DATA PROVIDED:
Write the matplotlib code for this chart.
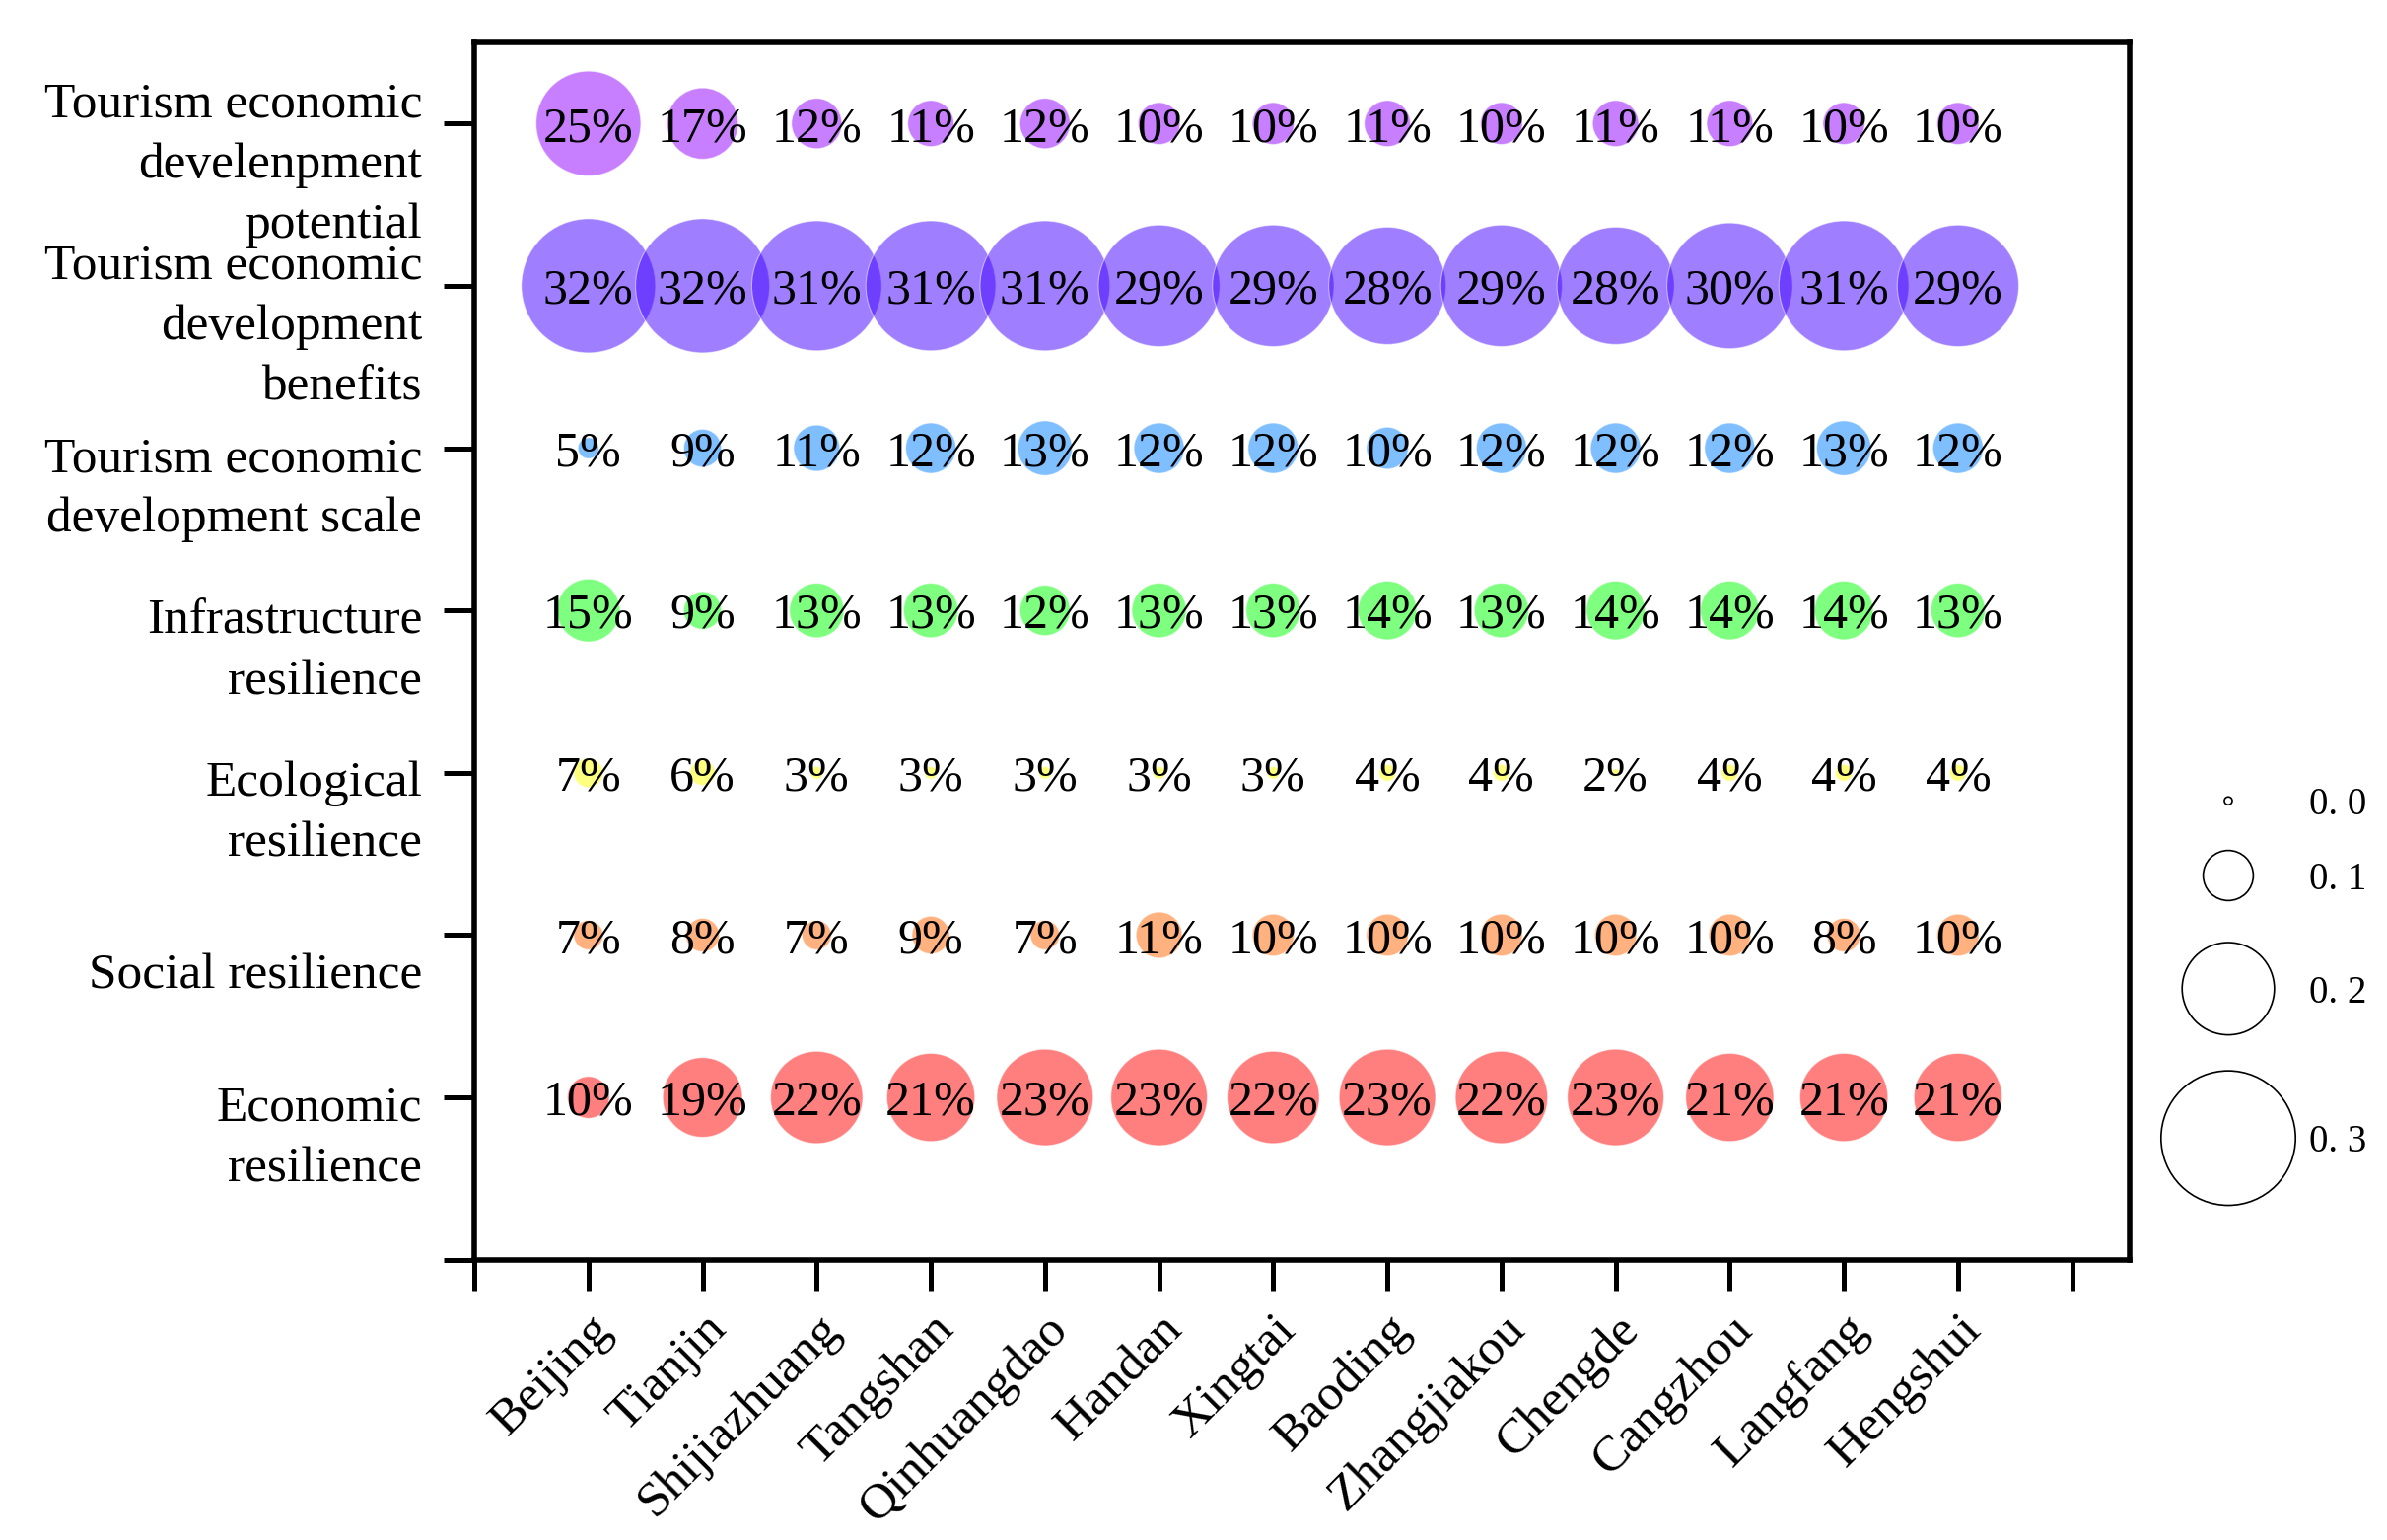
import matplotlib
matplotlib.use("Agg")
import matplotlib.pyplot as plt
import matplotlib.transforms as mtransforms
import numpy as np

plt.rcParams['font.family'] = ['Liberation Serif', 'DejaVu Serif']

cities = ['Beijing', 'Tianjin', 'Shijiazhuang', 'Tangshan', 'Qinhuangdao', 'Handan',
          'Xingtai', 'Baoding', 'Zhangjiakou', 'Chengde', 'Cangzhou', 'Langfang', 'Hengshui']

# rows from bottom to top
indicators = ['Economic\nresilience',
              'Social resilience',
              'Ecological\nresilience',
              'Infrastructure\nresilience',
              'Tourism economic\ndevelopment scale',
              'Tourism economic\ndevelopment\nbenefits',
              'Tourism economic\ndevelenpment\npotential']

economic = [10, 19, 22, 21, 23, 23, 22, 23, 22, 23, 21, 21, 21]
social = [7, 8, 7, 9, 7, 11, 10, 10, 10, 10, 10, 8, 10]
ecological = [7, 6, 3, 3, 3, 3, 3, 4, 4, 2, 4, 4, 4]
infrastructure = [15, 9, 13, 13, 12, 13, 13, 14, 13, 14, 14, 14, 13]
scale = [5, 9, 11, 12, 13, 12, 12, 10, 12, 12, 12, 13, 12]
benefits = [32, 32, 31, 31, 31, 29, 29, 28, 29, 28, 30, 31, 29]
potential = [25, 17, 12, 11, 12, 10, 10, 11, 10, 11, 11, 10, 10]

rows = [economic, social, ecological, infrastructure, scale, benefits, potential]
colors = ['#FF0000', '#FF6600', '#FFFF00', '#00FF00', '#0080FF', '#4000FF', '#9000FF']

legend_values = [0.0, 0.1, 0.2, 0.3]

DPI = 200


def bubble_size(v):
    # diameter in pixels -> marker area in points^2
    d_pt = 425 * v * 72 / DPI
    return d_pt ** 2


def legend_size(v):
    d_pt = (8 + 428 * v) * 72 / DPI
    return d_pt ** 2


fig = plt.figure(figsize=(12.105, 7.81), dpi=DPI)
ax = fig.add_axes([0.1987, 0.182, 0.892 - 0.1987, 0.9725 - 0.182])

x = np.arange(1, len(cities) + 1)
for i, (vals, col) in enumerate(zip(rows, colors)):
    v = np.array(vals) / 100
    y = np.full(len(x), i + 1)
    ax.scatter(x, y, s=bubble_size(v), c=col, alpha=0.5,
               edgecolors='white', linewidths=0.4, zorder=2)
    for xi, yi, val in zip(x, y, vals):
        ax.text(xi, yi, f'{val}%', ha='center', va='center_baseline',
                fontsize=18, zorder=3)

ax.set_xlim(0, 14.5)
ax.set_ylim(0, 7.5)

ax.set_xticks(range(15))
ax.set_xticklabels([''] + cities + [''], rotation=45, ha='right',
                   rotation_mode='anchor', fontsize=18.5)
offset = mtransforms.ScaledTranslation(14 / 72, -14 / 72, fig.dpi_scale_trans)
for lab in ax.get_xticklabels():
    lab.set_transform(lab.get_transform() + offset)

ax.set_yticks(range(8))
ax.set_yticklabels([])
ytrans = ax.get_yaxis_transform()
for i, name in enumerate(indicators):
    ax.text(-0.0316, i + 1 - 0.255, name, transform=ytrans, ha='right',
            va='center', fontsize=18.5, linespacing=1.42)

ax.tick_params(direction='out', length=11, width=1.8, pad=6)
for sp in ax.spines.values():
    sp.set_linewidth(2)

# size legend
lax = fig.add_axes([0, 0, 1, 1])
lax.set_xlim(0, 1)
lax.set_ylim(0, 1)
lax.axis('off')
leg_y = [0.480, 0.4315, 0.358, 0.261]
for v, ly in zip(legend_values, leg_y):
    lax.scatter([0.9335], [ly], s=legend_size(v), facecolors='none',
                edgecolors='black', linewidths=0.6)
    lax.text(0.9675, ly, f'{v:.1f}'.replace('.', '. '), ha='left',
             va='center_baseline', fontsize=14)

fig.savefig('out.png', dpi=DPI)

PROMPT: Starting at the top of the listing above, reproduce each line up to and including the one with "plt.rcParams['font.family'] = ['Liberation"; omit the pictures.

OUTPUT OF THE TASK:
Write the matplotlib code for this chart.
import matplotlib
matplotlib.use("Agg")
import matplotlib.pyplot as plt
import matplotlib.transforms as mtransforms
import numpy as np

plt.rcParams['font.family'] = ['Liberation Serif', 'DejaVu Serif']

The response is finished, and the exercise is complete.